[start Source material]

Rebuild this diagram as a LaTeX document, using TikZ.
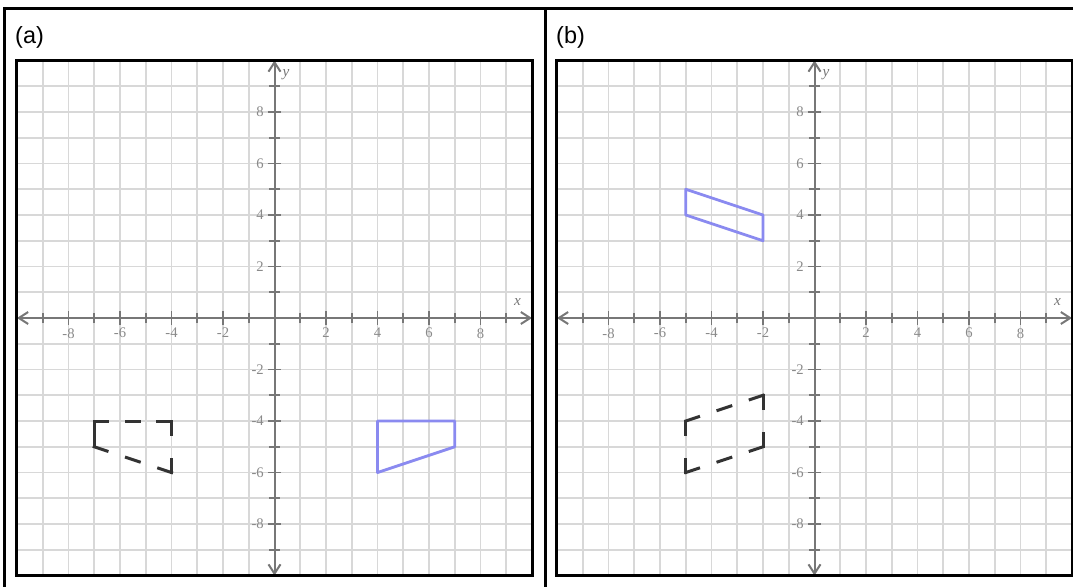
\documentclass[tikz,border=0pt]{standalone}
\usepackage{fontspec}
\usetikzlibrary{arrows.meta}
\newfontfamily\panelfont{Liberation Sans}
\newfontfamily\tickfont{Liberation Serif}
\definecolor{gridline}{HTML}{D8D8D8}
\definecolor{axisgray}{HTML}{777777}
\definecolor{ticktxt}{HTML}{8A8A8A}
\definecolor{shapeblue}{HTML}{8A8AF0}
\definecolor{shapeink}{HTML}{333333}

\begin{document}
\begin{tikzpicture}[x=0.03cm, y=-0.03cm,
  frame/.style={line width=0.09cm, black},
  gridln/.style={line width=0.05cm, gridline},
  axisln/.style={line width=0.06cm, axisgray,
    {Straight Barb[length=0.28cm,width=0.36cm]}-{Straight Barb[length=0.28cm,width=0.36cm]}},
  tickln/.style={line width=0.05cm, axisgray},
  ticklbl/.style={ticktxt, inner sep=0pt, font=\tickfont\fontsize{12.5}{12.5}\selectfont},
  axislbl/.style={axisgray, inner sep=0pt, font=\tickfont\itshape\fontsize{13}{13}\selectfont},
  bluepoly/.style={line width=0.085cm, shapeblue, line join=round},
  inkedge/.style={line width=0.09cm, shapeink, line cap=rect},
  dashedge/.style={inkedge, dash pattern=on 0.405cm off #1},
  panellbl/.style={anchor=base west, inner sep=0pt, font=\panelfont\fontsize{20}{20}\selectfont}]
  \useasboundingbox (0,0) rectangle (1073,586);
  \clip (0,0) rectangle (1073,586);
  \fill[white] (0,0) rectangle (1073,586);

  % outer frame and panel labels
  \draw[frame] (4.5,600) -- (4.5,8) -- (1090,8);
  \draw[frame] (545,8) -- (545,600);
  \node[panellbl] (lbla) at (15,43) {(a)};
  \node[panellbl] (lblb) at (556,43) {(b)};

  % the two coordinate planes
  \foreach \p/\ox in {a/274.5, b/814.5} {
    \begin{scope}[shift={(\ox,318)}, x=0.7725cm, y=0.7725cm]
      \foreach \i in {-9,...,9} {
        \draw[gridln] (\i,-10) -- (\i,10);
        \draw[gridln] (-10,\i) -- (10,\i);
      }
      \draw[axisln] (-10,0) -- (10,0);
      \draw[axisln] (0,-10) -- (0,10);
      \foreach \i in {-9,-7,...,9} {
        \draw[tickln] (\i,-0.2) -- (\i,0.2);
        \draw[tickln] (-0.2,\i) -- (0.2,\i);
      }
      \foreach \i in {-8,-6,-4,-2,2,4,6,8} {
        \draw[tickln] (\i,-0.26) -- (\i,0.26);
        \draw[tickln] (-0.26,\i) -- (0.26,\i);
        \node[ticklbl, anchor=north] (\p x\i) at (\i,-0.39) {\i};
        \node[ticklbl, anchor=east] (\p y\i) at (-0.41,\i) {\i};
      }
      \node[axislbl] (\p xlbl) at (9.44,0.64) {x};
      \node[axislbl] (\p ylbl) at (0.45,9.44) {y};
      \draw[frame] (-10,-10) rectangle (10,10);
    \end{scope}
  }

  % panel (a): figure and image
  \begin{scope}[shift={(274.5,318)}, x=0.7725cm, y=0.7725cm]
    \draw[bluepoly] (4,-4) -- (7,-4) -- (7,-5) -- (4,-6) -- cycle;
    \draw[dashedge=0.551cm] (-7,-4) -- (-4,-4);
    \draw[dashedge=0.735cm] (-4,-4) -- (-4,-6);
    \draw[dashedge=0.614cm] (-7,-5) -- (-4,-6);
    \draw[inkedge] (-7,-5) -- (-7,-4);
  \end{scope}

  % panel (b): figure and image
  \begin{scope}[shift={(814.5,318)}, x=0.7725cm, y=0.7725cm]
    \draw[bluepoly] (-5,5) -- (-2,4) -- (-2,3) -- (-5,4) -- cycle;
    \draw[dashedge=0.614cm] (-5,-4) -- (-2,-3);
    \draw[dashedge=0.735cm] (-2,-3) -- (-2,-5);
    \draw[dashedge=0.614cm] (-5,-6) -- (-2,-5);
    \draw[dashedge=0.735cm] (-5,-4) -- (-5,-6);
  \end{scope}
\end{tikzpicture}
\end{document}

[end Source material]

§ Stated exercise
Copy out each line word for word, please, skipping the images.

§ Complete answer
Rebuild this diagram as a LaTeX document, using TikZ.
\documentclass[tikz,border=0pt]{standalone}
\usepackage{fontspec}
\usetikzlibrary{arrows.meta}
\newfontfamily\panelfont{Liberation Sans}
\newfontfamily\tickfont{Liberation Serif}
\definecolor{gridline}{HTML}{D8D8D8}
\definecolor{axisgray}{HTML}{777777}
\definecolor{ticktxt}{HTML}{8A8A8A}
\definecolor{shapeblue}{HTML}{8A8AF0}
\definecolor{shapeink}{HTML}{333333}

\begin{document}
\begin{tikzpicture}[x=0.03cm, y=-0.03cm,
  frame/.style={line width=0.09cm, black},
  gridln/.style={line width=0.05cm, gridline},
  axisln/.style={line width=0.06cm, axisgray,
    {Straight Barb[length=0.28cm,width=0.36cm]}-{Straight Barb[length=0.28cm,width=0.36cm]}},
  tickln/.style={line width=0.05cm, axisgray},
  ticklbl/.style={ticktxt, inner sep=0pt, font=\tickfont\fontsize{12.5}{12.5}\selectfont},
  axislbl/.style={axisgray, inner sep=0pt, font=\tickfont\itshape\fontsize{13}{13}\selectfont},
  bluepoly/.style={line width=0.085cm, shapeblue, line join=round},
  inkedge/.style={line width=0.09cm, shapeink, line cap=rect},
  dashedge/.style={inkedge, dash pattern=on 0.405cm off #1},
  panellbl/.style={anchor=base west, inner sep=0pt, font=\panelfont\fontsize{20}{20}\selectfont}]
  \useasboundingbox (0,0) rectangle (1073,586);
  \clip (0,0) rectangle (1073,586);
  \fill[white] (0,0) rectangle (1073,586);

  % outer frame and panel labels
  \draw[frame] (4.5,600) -- (4.5,8) -- (1090,8);
  \draw[frame] (545,8) -- (545,600);
  \node[panellbl] (lbla) at (15,43) {(a)};
  \node[panellbl] (lblb) at (556,43) {(b)};

  % the two coordinate planes
  \foreach \p/\ox in {a/274.5, b/814.5} {
    \begin{scope}[shift={(\ox,318)}, x=0.7725cm, y=0.7725cm]
      \foreach \i in {-9,...,9} {
        \draw[gridln] (\i,-10) -- (\i,10);
        \draw[gridln] (-10,\i) -- (10,\i);
      }
      \draw[axisln] (-10,0) -- (10,0);
      \draw[axisln] (0,-10) -- (0,10);
      \foreach \i in {-9,-7,...,9} {
        \draw[tickln] (\i,-0.2) -- (\i,0.2);
        \draw[tickln] (-0.2,\i) -- (0.2,\i);
      }
      \foreach \i in {-8,-6,-4,-2,2,4,6,8} {
        \draw[tickln] (\i,-0.26) -- (\i,0.26);
        \draw[tickln] (-0.26,\i) -- (0.26,\i);
        \node[ticklbl, anchor=north] (\p x\i) at (\i,-0.39) {\i};
        \node[ticklbl, anchor=east] (\p y\i) at (-0.41,\i) {\i};
      }
      \node[axislbl] (\p xlbl) at (9.44,0.64) {x};
      \node[axislbl] (\p ylbl) at (0.45,9.44) {y};
      \draw[frame] (-10,-10) rectangle (10,10);
    \end{scope}
  }

  % panel (a): figure and image
  \begin{scope}[shift={(274.5,318)}, x=0.7725cm, y=0.7725cm]
    \draw[bluepoly] (4,-4) -- (7,-4) -- (7,-5) -- (4,-6) -- cycle;
    \draw[dashedge=0.551cm] (-7,-4) -- (-4,-4);
    \draw[dashedge=0.735cm] (-4,-4) -- (-4,-6);
    \draw[dashedge=0.614cm] (-7,-5) -- (-4,-6);
    \draw[inkedge] (-7,-5) -- (-7,-4);
  \end{scope}

  % panel (b): figure and image
  \begin{scope}[shift={(814.5,318)}, x=0.7725cm, y=0.7725cm]
    \draw[bluepoly] (-5,5) -- (-2,4) -- (-2,3) -- (-5,4) -- cycle;
    \draw[dashedge=0.614cm] (-5,-4) -- (-2,-3);
    \draw[dashedge=0.735cm] (-2,-3) -- (-2,-5);
    \draw[dashedge=0.614cm] (-5,-6) -- (-2,-5);
    \draw[dashedge=0.735cm] (-5,-4) -- (-5,-6);
  \end{scope}
\end{tikzpicture}
\end{document}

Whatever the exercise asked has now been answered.